Contents
  Preferred Shares
  Derivative Securities
  Preferred Securities
  Structured Products
  Income Trusts
  Warrants

Preferred and Derivatives  

Preferred Shares
Preferred shares are fixed income securities. Whereas common share dividends are tied to the earnings of the issuing company, preferred shares entitle the holder to a fixed dividend income. Preferred dividends are not a legal obligation of the company and can therefore be omitted. Most preferred dividends are cumulative, however, meaning that unpaid dividends accumulate and the company is prohibited from paying dividends on its common shares until the arrears have been paid in full.

Preferred shares have a prior claim to assets over common shares in the event of a company’s liquidation, dissolution or winding-up. The extent of this claim is limited to a specific dollar amount which is generally at or above par (depending on whether liquidation is voluntary or involuntary). The claim of preferred shares to assets is however subordinate to the claims of creditors and debtholders.

While almost all preferred shares are non-voting, most issues provide for limited voting rights when dividend payments are in arrears and some give shareholders the right to vote, as a class, to elect one or more directors to the board. Redemption features give the company the right to call, on notice, preferred shares for redemption at a premium over paid-up value. The premium required on redemption usually reduces to nothing over time. On redemption, the company must also pay all dividend arrears and all dividends which have accrued to the date of redemption. Purchase obligations are another standard feature of preferred share issues. They require the company to purchase for cancellation, in the open market a specified number of shares each year, at or below a stated price, if available. Purchase obligations can be either cumulative or non-cumulative.

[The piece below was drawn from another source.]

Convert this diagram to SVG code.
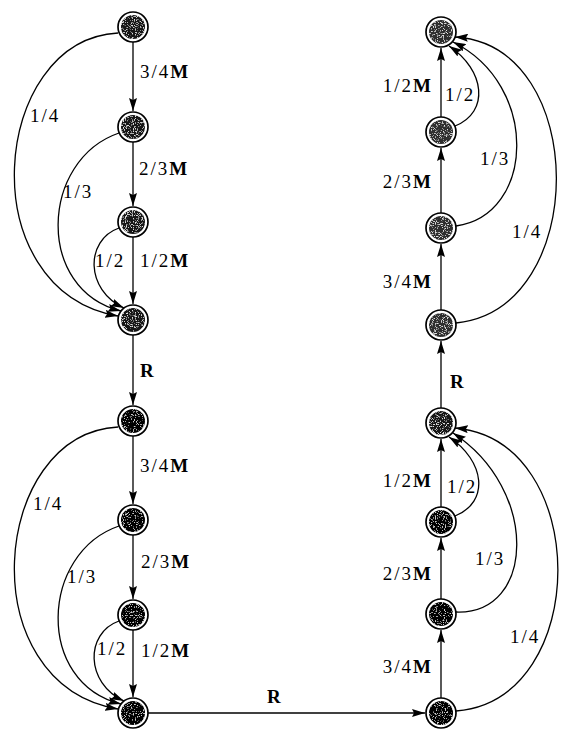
<svg xmlns="http://www.w3.org/2000/svg" width="563" height="729" viewBox="0 0 563 729">
<style>
.e{fill:none;stroke:#000;stroke-width:1.3;marker-end:url(#ah)}
.ring{fill:#fff;stroke:#000;stroke-width:1.7}
.d1{fill:#151515;filter:url(#grain)}
.d2{fill:#050505;filter:url(#grain2)}
.g1{fill:#2e2e2e;filter:url(#grain)}
.t{font-family:"Liberation Serif","Times New Roman",serif;font-size:19px;letter-spacing:2px;fill:#000}
.b{font-weight:bold}
.r{text-anchor:end}
</style>
<defs>
<marker id="ah" markerUnits="userSpaceOnUse" markerWidth="13" markerHeight="8" viewBox="0 0 13 8" refX="13" refY="4" orient="auto">
<path d="M0,0 L13,4 L0,8 L2,4 z" fill="#000"/>
</marker>
<filter id="grain" x="0" y="0" width="1" height="1">
<feTurbulence type="fractalNoise" baseFrequency="0.9" numOctaves="2" seed="4" result="n"/>
<feColorMatrix in="n" type="matrix" values="0 0 0 0 0.75 0 0 0 0 0.75 0 0 0 0 0.75 0 0 0 -6 2.7" result="w"/>
<feComposite in="w" in2="SourceGraphic" operator="in" result="ws"/>
<feMerge><feMergeNode in="SourceGraphic"/><feMergeNode in="ws"/></feMerge>
</filter>
<filter id="grain2" x="0" y="0" width="1" height="1">
<feTurbulence type="fractalNoise" baseFrequency="0.9" numOctaves="2" seed="7" result="n"/>
<feColorMatrix in="n" type="matrix" values="0 0 0 0 0.6 0 0 0 0 0.6 0 0 0 0 0.6 0 0 0 -7 2.9" result="w"/>
<feComposite in="w" in2="SourceGraphic" operator="in" result="ws"/>
<feMerge><feMergeNode in="SourceGraphic"/><feMergeNode in="ws"/></feMerge>
</filter>
</defs>
<g id="connectors">
<path class="e" d="M133,42 L133,111"/>
<path class="e" d="M133,142 L133,206"/>
<path class="e" d="M133,237 L133,304"/>
<path class="e" d="M133,335 L133,405"/>
<path class="e" d="M118,33 C -10,40 -30,290 118,316"/>
<path class="e" d="M119,133 C 40,160 35,290 121,311"/>
<path class="e" d="M119,228 C 85,240 85,290 124,308"/>
<path class="e" d="M133,436 L133,504"/>
<path class="e" d="M133,535 L133,599"/>
<path class="e" d="M133,630 L133,697"/>
<path class="e" d="M118,427 C -10,434 -30,684 118,709"/>
<path class="e" d="M119,526 C 40,553 35,683 121,704"/>
<path class="e" d="M119,621 C 85,633 85,683 124,701"/>
<path class="e" d="M148,713 L425,713"/>
<path class="e" d="M441,698 L441,630"/>
<path class="e" d="M441,599 L441,538"/>
<path class="e" d="M441,507 L441,439"/>
<path class="e" d="M441,408 L441,341"/>
<path class="e" d="M441,310 L441,244"/>
<path class="e" d="M441,213 L441,148"/>
<path class="e" d="M441,117 L441,48"/>
<path class="e" d="M455,126 C 490,112 485,70 449,46"/>
<path class="e" d="M456,226 C 535,215 540,85 453,42"/>
<path class="e" d="M456,323 C 590,310 590,45 455,37"/>
<path class="e" d="M455,516 C 490,502 485,461 449,437"/>
<path class="e" d="M456,612 C 535,615 540,490 453,433"/>
<path class="e" d="M456,711 C 592,700 592,440 455,428"/>
</g>
<g id="L1"><circle class="ring" cx="133" cy="27" r="15"/><circle class="d1" cx="133" cy="27" r="12"/></g>
<g id="L2"><circle class="ring" cx="133" cy="127" r="15"/><circle class="d1" cx="133" cy="127" r="12"/></g>
<g id="L3"><circle class="ring" cx="133" cy="222" r="15"/><circle class="d1" cx="133" cy="222" r="12"/></g>
<g id="L4"><circle class="ring" cx="133" cy="320" r="15"/><circle class="d1" cx="133" cy="320" r="12"/></g>
<g id="L5"><circle class="ring" cx="133" cy="421" r="15"/><circle class="d2" cx="133" cy="421" r="12"/></g>
<g id="L6"><circle class="ring" cx="133" cy="520" r="15"/><circle class="d2" cx="133" cy="520" r="12"/></g>
<g id="L7"><circle class="ring" cx="133" cy="615" r="15"/><circle class="d2" cx="133" cy="615" r="12"/></g>
<g id="L8"><circle class="ring" cx="133" cy="713" r="15"/><circle class="d2" cx="133" cy="713" r="12"/></g>
<g id="R1"><circle class="ring" cx="441" cy="32" r="15"/><circle class="g1" cx="441" cy="32" r="12"/></g>
<g id="R2"><circle class="ring" cx="441" cy="132" r="15"/><circle class="g1" cx="441" cy="132" r="12"/></g>
<g id="R3"><circle class="ring" cx="441" cy="228" r="15"/><circle class="g1" cx="441" cy="228" r="12"/></g>
<g id="R4"><circle class="ring" cx="441" cy="325" r="15"/><circle class="g1" cx="441" cy="325" r="12"/></g>
<g id="R5"><circle class="ring" cx="441" cy="423" r="15"/><circle class="d1" cx="441" cy="423" r="12"/></g>
<g id="R6"><circle class="ring" cx="441" cy="522" r="15"/><circle class="d2" cx="441" cy="522" r="12"/></g>
<g id="R7"><circle class="ring" cx="441" cy="614" r="15"/><circle class="d2" cx="441" cy="614" r="12"/></g>
<g id="R8"><circle class="ring" cx="441" cy="713" r="15"/><circle class="d2" cx="441" cy="713" r="12"/></g>
<g id="labels">
<text class="t" x="140" y="78">3/4<tspan class="b">M</tspan></text>
<text class="t" x="139" y="175">2/3<tspan class="b">M</tspan></text>
<text class="t" x="140" y="267">1/2<tspan class="b">M</tspan></text>
<text class="t" x="30" y="122">1/4</text>
<text class="t" x="63" y="198">1/3</text>
<text class="t" x="95" y="267">1/2</text>
<text class="t b" x="140" y="377">R</text>
<text class="t" x="140" y="472">3/4<tspan class="b">M</tspan></text>
<text class="t" x="141" y="568">2/3<tspan class="b">M</tspan></text>
<text class="t" x="141" y="657">1/2<tspan class="b">M</tspan></text>
<text class="t" x="33" y="510">1/4</text>
<text class="t" x="67" y="583">1/3</text>
<text class="t" x="97" y="655">1/2</text>
<text class="t b" x="267" y="703">R</text>
<text class="t r" x="433" y="92">1/2<tspan class="b">M</tspan></text>
<text class="t r" x="433" y="188">2/3<tspan class="b">M</tspan></text>
<text class="t r" x="433" y="288">3/4<tspan class="b">M</tspan></text>
<text class="t" x="445" y="101">1/2</text>
<text class="t" x="480" y="165">1/3</text>
<text class="t" x="512" y="238">1/4</text>
<text class="t b" x="450" y="388">R</text>
<text class="t r" x="433" y="487">1/2<tspan class="b">M</tspan></text>
<text class="t r" x="433" y="580">2/3<tspan class="b">M</tspan></text>
<text class="t r" x="433" y="673">3/4<tspan class="b">M</tspan></text>
<text class="t" x="447" y="493">1/2</text>
<text class="t" x="475" y="565">1/3</text>
<text class="t" x="510" y="643">1/4</text>
</g>
</svg>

In addition to these basic features, a number of sweeteners such as conversion and retraction privileges and floating rate dividends can be incorporated into an issue to make preferred shares even more appealing from the investor’s point of view. Instead of paying fixed-rate dividends, the issuer can elect to pay dividends at variable or floating rates which are tied to prime lending rates. Floating rate dividends provide an obvious benefit to shareholders in times of rising interest rates. Most floating rate issues offer the protection of a minimum dividend rate, should interest rates fall.

Conversion privileges give shareholders the option of exchanging preferred shares for another class of shares (usually common) at a specified price or conversion rate during a specified time period. The value of the conversion feature depends upon the length of the conversion period and the value of the underlying shares.

Retraction privileges allow the shareholder to force redemption of the preferred shares on a specified date at a specified price. Retractable preferred share issues can carry multiple retraction privileges and frequently contain provisions which allow for the introduction of new conversion features or increased dividend rates, on or about the retraction date.